We also init a class of the desired embedding method. The `embed` method of this class gets a Sentence and adds to its tokens the relevant embedding.

In [22]:
from flair.embeddings import ELMoEmbeddings

# init embedding
elmo_embedding = ELMoEmbeddings()

elmo_embedding.embed(sentence)
for token in sentence:
    print(token)
    print(token.embedding.shape)
    print(token.embedding)

Token: 1 The
torch.Size([3072])
tensor([-0.3288,  0.2022, -0.5940,  ..., -1.2773,  0.3049,  0.2150])
Token: 2 grass
torch.Size([3072])
tensor([ 0.2539, -0.2363,  0.5263,  ..., -0.7001,  0.8798,  1.4191])
Token: 3 is
torch.Size([3072])
tensor([ 0.1915,  0.2300, -0.2894,  ..., -0.3626,  1.9066,  1.4520])
Token: 4 green
torch.Size([3072])
tensor([ 0.1779,  0.1309, -0.1041,  ..., -0.1006,  1.6152,  0.3299])
Token: 5 .
torch.Size([3072])
tensor([-0.8872, -0.2004, -1.0601,  ..., -0.0106, -0.0833,  0.0669])


**Try it yourself:** Now, compare the embeddings obtained using ELMo for the same word in different contexts. Are they equal or different?

### Word sense disambiguation using ELMo
**Try it yourself:** Let's also try to see how ELMo handles word sense disambiguation. Below are 6 sentences with 2 different meanings of the word `bank`. Try to see if ELMo vectors indeed separate the two meanings.

In [23]:
sentences = [
    "I was walking along the river bank",
    "I saw a toad near the east bank of the river",
    "We had a nice picnic by the bank",
    "I need to deposit money from the bank",
    "The bank branch is closed",
    "He started working at the bank"
]

## Sentence Embedding and Text Classification

### Classify documents using the average of contextual word vectors
**Try it yourself:** *Optional:* In previous sections we've built a classifier using the average of non-contextual word vectors. Now, try to use contextual word embeddings on our dataset. Use the average of these vectors and apply a classifier on it to obtain the predictions. Is the performance better than for non-contextual word vectors?

In [24]:
from sklearn import linear_model
from sklearn import metrics
clf = linear_model.LogisticRegression(C=1e5)

In [25]:
import numpy as np
def get_sentence_embedding(sentence):
    sentence = Sentence(sentence)
    elmo_embedding.embed(sentence)
    sentence_embedding = np.mean( [np.array(token.embedding) for token in sentence], axis=0)
    return sentence_embedding

In [None]:
# Load the training set
import pandas as pd
df = pd.read_csv('data/train.csv')
# Compute sentence embedding for the dataset
vectors = np.array([get_sentence_embedding(x) for x in df['text']])
y_truth = df['label']
clf.fit(vectors, y_truth)

In [None]:
# Load the test set
df = pd.read_csv('data/val.csv')
# Compute sentence embedding for the dataset
vectors = np.array([get_sentence_embedding(x) for x in df['text']])
y_truth = df['label']
y_predict = clf.predict(vectors)
metrics.f1_score(y_truth, y_predict, average='macro')

In [None]:
print(metrics.classification_report(y_truth, y_predict))

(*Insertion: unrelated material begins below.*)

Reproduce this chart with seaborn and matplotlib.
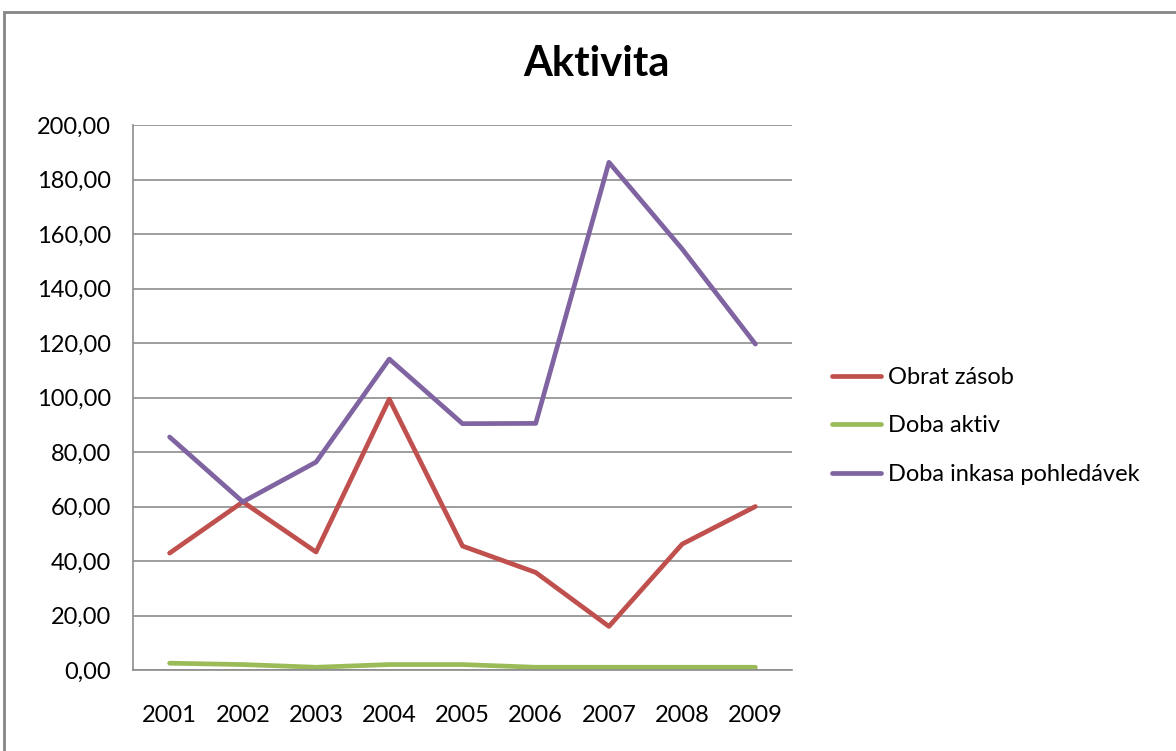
"""
Aktivita - line chart of three activity ratios, 2001-2009.
"""
import pandas as pd
import seaborn as sns
import matplotlib.pyplot as plt
from matplotlib.patches import Rectangle
from matplotlib.ticker import FuncFormatter, MultipleLocator

# Data
years = [2001, 2002, 2003, 2004, 2005, 2006, 2007, 2008, 2009]
obrat_zasob = [42.9, 61.7, 43.3, 99.4, 45.5, 35.8, 16.0, 46.2, 60.0]
doba_aktiv = [2.5, 2.0, 1.0, 2.0, 2.0, 1.0, 1.0, 1.0, 1.0]
doba_inkasa = [85.5, 61.7, 76.3, 114.1, 90.4, 90.5, 186.3, 154.5, 119.6]

series_names = ["Obrat zásob", "Doba aktiv", "Doba inkasa pohledávek"]
colors = ["#C0504D", "#9BBB59", "#8064A2"]


def build_frame() -> pd.DataFrame:
    frames = []
    for name, vals in zip(series_names, [obrat_zasob, doba_aktiv, doba_inkasa]):
        frames.append(pd.DataFrame({"rok": years, "hodnota": vals, "serie": name}))
    return pd.concat(frames, ignore_index=True)


def main() -> None:
    data = build_frame()

    sns.set_style("white")
    plt.rcParams["font.family"] = ["Lato", "DejaVu Sans"]
    plt.rcParams["text.color"] = "black"

    W, H = 1176, 751
    fig = plt.figure(figsize=(W / 100, H / 100), dpi=100)
    ax = fig.add_axes([133 / W, 1 - 670 / H, (792 - 133) / W, (670 - 125) / H])

    sns.lineplot(data=data, x="rok", y="hodnota", hue="serie",
                 hue_order=series_names, palette=colors, linewidth=3.4,
                 ax=ax, legend=True)

    ax.set_xlim(years[0] - 0.5, years[-1] + 0.5)
    ax.set_ylim(0, 200)
    ax.set_xticks(years)
    ax.set_xticklabels([str(y) for y in years])
    ax.yaxis.set_major_locator(MultipleLocator(20))
    ax.yaxis.set_major_formatter(FuncFormatter(lambda v, p: f"{v:.2f}".replace(".", ",")))
    ax.grid(axis="y", color="#8C8C8C", linewidth=1.2)
    ax.set_axisbelow(True)
    ax.set_xlabel("")
    ax.set_ylabel("")
    for side in ["top", "right"]:
        ax.spines[side].set_visible(False)
    for side in ["left", "bottom"]:
        ax.spines[side].set_color("#8C8C8C")
        ax.spines[side].set_linewidth(1.2)
    ax.tick_params(axis="y", length=0, pad=16, labelsize=17, colors="#000000")
    ax.tick_params(axis="x", length=0, pad=25, labelsize=17, colors="#000000")

    handles, labels = ax.get_legend_handles_labels()
    ax.get_legend().remove()
    fig.legend(handles, labels, loc="center left",
               bbox_to_anchor=(811 / W, 1 - 426 / H), frameon=False,
               fontsize=17, handlelength=2.05, handletextpad=0.33,
               labelspacing=1.17)

    fig.text(596 / W, 1 - 64 / H, "Aktivita", ha="center", va="center",
             fontsize=30, fontweight="bold", color="black")

    # outer chart frame (right and bottom edges fall outside the picture)
    fig.add_artist(Rectangle((4 / W, -0.1), 2, 1 - 12 / H + 0.1, fill=False,
                             edgecolor="#868686", linewidth=2,
                             transform=fig.transFigure))

    fig.savefig("out.png", dpi=100)


if __name__ == "__main__":
    main()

## Contextual Word Vectors with BERT and Stacking Embeddings
We will later use BERT, a state-of-the-art transformer model that was trained on a very large corpus and can be fine-tuned for our own custom task. The Flair package can also be used to derive contextual word embeddings using BERT and its successors. We will use a different package for BERT, to provide you with sample code for using it, and for adaptation of the weights of the BERT model itself for our own task.

Below, you can try to use BERT, Roberta, XLNet or other models provided in Flair for contextual word embeddings.  

In [None]:
from flair.embeddings import BertEmbeddings
# init BERT
bert_embedding = BertEmbeddings('bert-base-uncased')

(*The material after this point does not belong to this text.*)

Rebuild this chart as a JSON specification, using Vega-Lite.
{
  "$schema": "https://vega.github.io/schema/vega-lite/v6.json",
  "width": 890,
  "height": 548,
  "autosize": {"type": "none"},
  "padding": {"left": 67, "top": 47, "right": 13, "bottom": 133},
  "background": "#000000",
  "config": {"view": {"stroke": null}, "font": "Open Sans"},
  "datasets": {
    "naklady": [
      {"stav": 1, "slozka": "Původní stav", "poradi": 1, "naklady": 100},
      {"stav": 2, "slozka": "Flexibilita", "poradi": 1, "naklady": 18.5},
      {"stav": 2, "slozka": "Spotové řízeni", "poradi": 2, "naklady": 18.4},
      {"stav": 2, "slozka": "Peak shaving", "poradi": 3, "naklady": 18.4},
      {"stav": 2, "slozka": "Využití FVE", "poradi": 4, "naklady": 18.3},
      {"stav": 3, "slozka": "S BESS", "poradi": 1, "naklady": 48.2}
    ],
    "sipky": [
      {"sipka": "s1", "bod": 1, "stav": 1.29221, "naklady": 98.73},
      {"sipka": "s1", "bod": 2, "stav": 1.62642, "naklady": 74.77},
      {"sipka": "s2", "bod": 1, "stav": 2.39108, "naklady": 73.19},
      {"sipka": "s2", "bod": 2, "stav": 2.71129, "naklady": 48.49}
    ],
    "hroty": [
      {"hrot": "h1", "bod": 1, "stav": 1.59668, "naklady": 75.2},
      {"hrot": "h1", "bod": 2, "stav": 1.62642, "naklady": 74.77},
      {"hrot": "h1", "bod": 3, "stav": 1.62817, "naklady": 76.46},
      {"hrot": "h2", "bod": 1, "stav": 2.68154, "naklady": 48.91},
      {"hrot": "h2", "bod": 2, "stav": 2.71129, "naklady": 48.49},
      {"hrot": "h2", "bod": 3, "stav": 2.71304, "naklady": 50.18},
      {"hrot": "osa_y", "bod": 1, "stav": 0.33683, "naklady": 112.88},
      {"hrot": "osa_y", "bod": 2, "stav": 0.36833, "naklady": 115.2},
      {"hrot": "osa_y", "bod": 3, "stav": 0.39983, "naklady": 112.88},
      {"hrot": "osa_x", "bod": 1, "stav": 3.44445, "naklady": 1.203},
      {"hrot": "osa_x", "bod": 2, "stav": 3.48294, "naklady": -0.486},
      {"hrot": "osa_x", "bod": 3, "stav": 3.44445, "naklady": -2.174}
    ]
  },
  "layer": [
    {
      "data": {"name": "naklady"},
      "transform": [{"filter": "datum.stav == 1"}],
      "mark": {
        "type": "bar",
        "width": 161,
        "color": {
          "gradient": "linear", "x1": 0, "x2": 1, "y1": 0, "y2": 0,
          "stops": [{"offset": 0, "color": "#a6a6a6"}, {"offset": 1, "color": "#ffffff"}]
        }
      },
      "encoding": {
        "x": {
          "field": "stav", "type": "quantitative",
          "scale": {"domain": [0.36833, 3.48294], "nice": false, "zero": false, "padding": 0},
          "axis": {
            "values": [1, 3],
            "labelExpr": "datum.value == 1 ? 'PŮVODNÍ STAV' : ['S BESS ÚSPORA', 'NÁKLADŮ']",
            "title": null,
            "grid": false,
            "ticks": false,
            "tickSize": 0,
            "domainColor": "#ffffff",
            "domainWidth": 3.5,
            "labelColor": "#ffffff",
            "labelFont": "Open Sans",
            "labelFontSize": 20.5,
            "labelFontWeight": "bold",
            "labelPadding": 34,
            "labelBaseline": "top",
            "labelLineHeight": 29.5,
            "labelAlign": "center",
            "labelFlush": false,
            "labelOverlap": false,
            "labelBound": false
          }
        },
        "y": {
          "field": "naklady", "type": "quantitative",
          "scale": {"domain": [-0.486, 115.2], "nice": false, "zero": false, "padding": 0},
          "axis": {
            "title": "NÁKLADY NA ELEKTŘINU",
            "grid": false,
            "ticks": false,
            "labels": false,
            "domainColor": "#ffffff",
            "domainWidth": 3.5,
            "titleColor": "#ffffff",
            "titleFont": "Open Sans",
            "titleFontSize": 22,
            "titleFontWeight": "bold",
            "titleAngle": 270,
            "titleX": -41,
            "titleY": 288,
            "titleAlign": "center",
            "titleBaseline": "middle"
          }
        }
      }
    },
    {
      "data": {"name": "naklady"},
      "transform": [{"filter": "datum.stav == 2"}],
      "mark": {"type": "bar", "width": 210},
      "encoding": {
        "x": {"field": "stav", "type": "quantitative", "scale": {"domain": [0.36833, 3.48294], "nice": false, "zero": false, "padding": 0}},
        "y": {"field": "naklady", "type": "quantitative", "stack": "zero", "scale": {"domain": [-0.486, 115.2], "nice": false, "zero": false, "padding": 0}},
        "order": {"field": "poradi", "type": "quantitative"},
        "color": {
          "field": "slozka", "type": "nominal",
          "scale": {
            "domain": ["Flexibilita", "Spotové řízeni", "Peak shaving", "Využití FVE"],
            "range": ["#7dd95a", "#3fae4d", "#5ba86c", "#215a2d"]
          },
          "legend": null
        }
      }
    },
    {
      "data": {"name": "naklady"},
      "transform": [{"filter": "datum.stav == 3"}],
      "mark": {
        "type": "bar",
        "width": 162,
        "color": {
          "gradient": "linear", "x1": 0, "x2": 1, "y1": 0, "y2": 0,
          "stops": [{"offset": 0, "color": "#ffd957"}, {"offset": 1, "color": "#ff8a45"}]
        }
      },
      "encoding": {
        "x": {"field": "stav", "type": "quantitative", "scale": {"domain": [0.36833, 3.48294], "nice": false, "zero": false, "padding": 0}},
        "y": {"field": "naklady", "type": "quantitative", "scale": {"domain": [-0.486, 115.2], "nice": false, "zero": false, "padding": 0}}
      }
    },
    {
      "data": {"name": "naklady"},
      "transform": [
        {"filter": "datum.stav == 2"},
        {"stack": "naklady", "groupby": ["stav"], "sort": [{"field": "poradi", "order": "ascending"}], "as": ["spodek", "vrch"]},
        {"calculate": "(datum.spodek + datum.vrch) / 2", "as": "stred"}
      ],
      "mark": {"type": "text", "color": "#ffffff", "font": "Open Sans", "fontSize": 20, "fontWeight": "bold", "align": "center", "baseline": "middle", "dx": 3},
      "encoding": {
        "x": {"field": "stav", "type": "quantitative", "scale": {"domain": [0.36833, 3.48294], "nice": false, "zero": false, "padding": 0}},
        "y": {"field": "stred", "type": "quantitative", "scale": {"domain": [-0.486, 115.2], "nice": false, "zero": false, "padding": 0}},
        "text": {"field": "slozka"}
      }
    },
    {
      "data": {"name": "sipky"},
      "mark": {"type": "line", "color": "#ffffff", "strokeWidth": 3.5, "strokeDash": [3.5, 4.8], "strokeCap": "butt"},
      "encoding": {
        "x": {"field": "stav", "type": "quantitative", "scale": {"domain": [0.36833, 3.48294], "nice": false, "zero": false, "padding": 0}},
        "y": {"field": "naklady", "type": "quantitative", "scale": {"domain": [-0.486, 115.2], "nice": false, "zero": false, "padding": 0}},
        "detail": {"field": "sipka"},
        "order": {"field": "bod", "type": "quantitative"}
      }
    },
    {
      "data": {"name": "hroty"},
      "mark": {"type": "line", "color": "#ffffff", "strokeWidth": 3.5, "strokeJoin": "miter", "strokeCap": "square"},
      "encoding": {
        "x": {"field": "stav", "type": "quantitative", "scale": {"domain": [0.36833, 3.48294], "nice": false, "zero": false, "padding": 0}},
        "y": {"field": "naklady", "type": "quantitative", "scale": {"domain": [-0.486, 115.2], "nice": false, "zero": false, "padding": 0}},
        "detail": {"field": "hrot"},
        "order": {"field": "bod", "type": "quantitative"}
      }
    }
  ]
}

## Stack Embeddings in Flair
Flair also provides a simple way to stack vectors from different methods.

In [None]:
from flair.embeddings import FlairEmbeddings, BertEmbeddings

# init Flair embeddings
flair_forward_embedding = FlairEmbeddings('multi-forward')
flair_backward_embedding = FlairEmbeddings('multi-backward')

# init BERT
bert_embedding = BertEmbeddings('bert-base-uncased')

In [None]:
from flair.embeddings import WordEmbeddings, FlairEmbeddings, DocumentPoolEmbeddings, Sentence
from flair.embeddings import StackedEmbeddings

# now create the StackedEmbedding object that combines all embeddings
stacked_embeddings = StackedEmbeddings(
    embeddings=[flair_forward_embedding, flair_backward_embedding, bert_embedding])

In [None]:
sentence = Sentence('The grass is green .')

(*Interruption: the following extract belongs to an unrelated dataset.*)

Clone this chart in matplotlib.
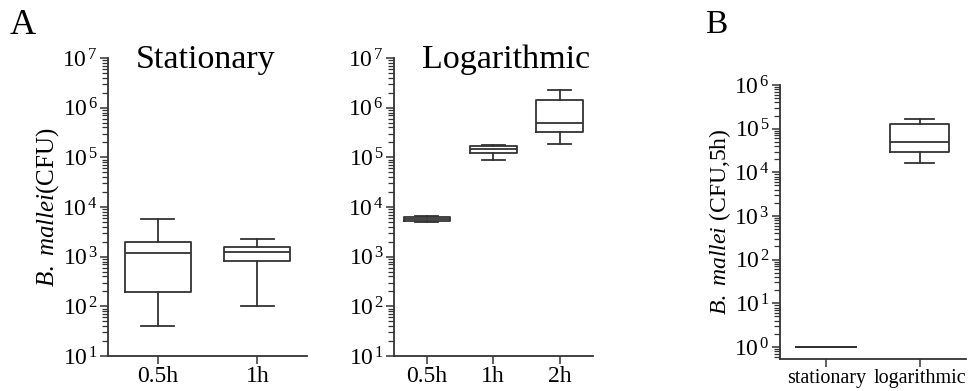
import math
import matplotlib
matplotlib.use('Agg')
import matplotlib.pyplot as plt
from matplotlib.ticker import FixedLocator, FuncFormatter, NullFormatter

plt.rcParams['font.family'] = 'Liberation Serif'
plt.rcParams['mathtext.fontset'] = 'custom'
plt.rcParams['mathtext.rm'] = 'Liberation Serif'
plt.rcParams['mathtext.it'] = 'Liberation Serif:italic'

# box statistics: (whislo, q1, med, q3, whishi)
stat_labels = ['0.5h', '1h']
stat_boxes = [(40, 195, 1170, 1950, 5750),
              (100, 830, 1230, 1590, 2250)]

log_labels = ['0.5h', '1h', '2h']
log_boxes = [(5000, 5300, 5700, 6200, 6500),
             (87000, 120000, 148000, 170000, 178000),
             (186000, 330000, 500000, 1400000, 2280000)]

b_labels = ['stationary', 'logarithmic']
b_boxes = [(1, 1, 1, 1, 1),
           (16600, 29500, 50000, 126000, 170000)]

col = '#333333'
lw = 1.3


def to_stats(boxes):
    out = []
    for lo, q1, med, q3, hi in boxes:
        out.append(dict(whislo=lo, q1=q1, med=med, q3=q3, whishi=hi, fliers=[]))
    return out


def draw(ax, boxes, labels, width, ylo, yhi):
    props = dict(color=col, linewidth=lw)
    ax.bxp(to_stats(boxes), widths=width, capwidths=width / 2, showfliers=False,
           boxprops=props, medianprops=props, whiskerprops=props, capprops=props)
    ax.set_yscale('log')
    ax.set_ylim(ylo, yhi)
    ax.set_xlim(0.5, len(labels) + 0.5)
    ax.set_xticks(range(1, len(labels) + 1))
    ax.set_xticklabels(labels, fontsize=17)
    # only ticks inside the visible range
    e0, e1 = math.ceil(math.log10(ylo)), round(math.log10(yhi))
    majors = [10.0 ** e for e in range(e0, e1 + 1)]
    minors = [m * 10.0 ** e for e in range(e0 - 1, e1) for m in range(2, 10)
              if ylo <= m * 10.0 ** e <= yhi]
    ax.yaxis.set_major_locator(FixedLocator(majors))
    ax.yaxis.set_minor_locator(FixedLocator(minors))
    ax.yaxis.set_minor_formatter(NullFormatter())
    ax.yaxis.set_major_formatter(FuncFormatter(lambda v, p: r'$10^{\,%d}$' % round(math.log10(v))))
    for s in ['top', 'right']:
        ax.spines[s].set_visible(False)
    for s in ['left', 'bottom']:
        ax.spines[s].set_color(col)
        ax.spines[s].set_linewidth(lw)
    ax.tick_params(axis='y', which='major', length=6, width=1.1, color=col, labelsize=17, pad=1)
    ax.tick_params(axis='y', which='minor', length=4, width=0.9, color=col)
    ax.tick_params(axis='x', length=6, width=1.1, color=col, pad=1)


fig = plt.figure(figsize=(9.72, 3.91), dpi=100)

ax1 = fig.add_axes([0.111, 0.0895, 0.205, 0.762])
draw(ax1, stat_boxes, stat_labels, 0.66, 10, 1e7)
ax1.set_ylabel(r'$\mathit{B.\ mallei}$(CFU)', fontsize=18, labelpad=1)
ax1.text(0.49, 0.966, 'Stationary', transform=ax1.transAxes, fontsize=24.5,
         ha='center', va='baseline')

ax2 = fig.add_axes([0.405, 0.0895, 0.205, 0.762])
draw(ax2, log_boxes, log_labels, 0.7, 10, 1e7)
ax2.text(0.566, 0.966, 'Logarithmic', transform=ax2.transAxes, fontsize=24.5,
         ha='center', va='baseline')

ax3 = fig.add_axes([0.802, 0.081, 0.192, 0.7015])
draw(ax3, b_boxes, b_labels, 0.64, 0.52, 1e6)
ax3.set_ylabel(r'$\mathit{B.\ mallei}$ (CFU,5h)', fontsize=17, labelpad=1)
ax3.set_xticklabels(b_labels, fontsize=14.5)

fig.text(0.010, 0.913, 'A', fontsize=26, va='baseline')
fig.text(0.725, 0.916, 'B', fontsize=24, va='baseline')

fig.savefig('out.png', dpi=100)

# just embed a sentence using the StackedEmbedding as you would with any single embedding.
stacked_embeddings.embed(sentence)

# now check out the embedded tokens.
for token in sentence:
    print(token)
    print(token.embedding)

**Try it yourself:** Train a classifier using stacked embeddings of different models. Do you see an increase in performance?